I bought in at $3 USD / $4 CAD after trying to find someone to sell it to me while I watched it go from $1 to $4. I was broke at the time so I borrowed money off my credit card.

Sold almost all of it at $200 to $400. Felt like a complete baller. Who else has made 50x to 100x their money in a couple years? Who else takes a credit card cash advance and is right about it?

Sold some more at $6k CAD, overall I've cashed 250x my investment and still have some, but right now it's worth 2000x my original buy price and it's a bit batty to look at the current price. Could have bought a really, really nice house in Toronto if I'd just held on until today.

But you know, 2000x is, on a log graph, not that far from 250x. So unless bitcoin goes to $50k or $500k a coin I'm not going to be a touch sour.

Edit:

Also, this reminds me.

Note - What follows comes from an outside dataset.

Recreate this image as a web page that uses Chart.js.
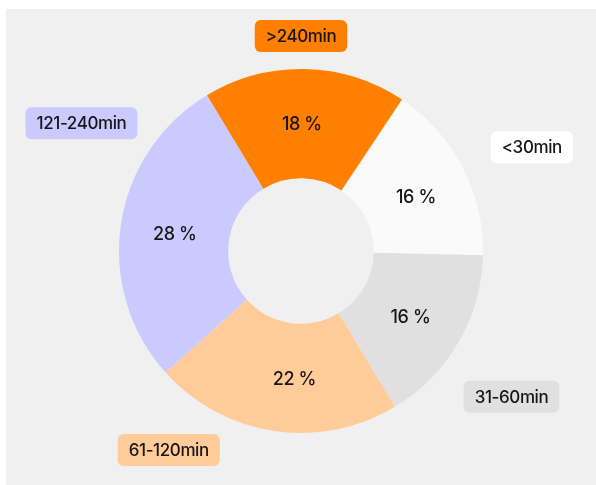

I should go through my comment history and find people like tptacek that were very confident that bitcoin couldn't be securable:

https://news.ycombinator.com/item?id=2607706

It was a pain in the butt, but I secured bitcoin just fine. Bitcoin is one of those thing where you can go through what you said 10 years later and say "What did I say there? Yep that was right, nope that bit was a bit off, yep it wasn't banned by x, nope that person was wrong that it'd get shutdown within the year."

So much of what we arguable is unknowable, like generics in Go or whether mutable state is a good thing for certain programming applications. But the nice thing about investing is you get to find out how right you were.

And you're only really, truly right after the gains are realized.


I probably could have bought BTC at either $25 or $250 because I had a colleague who was really into it, but I shrugged because nobody can predict the future and it seemed dodgy as fuck. Eh, hindsight. In hindsight I should've bought google, apple, tesla etc as well.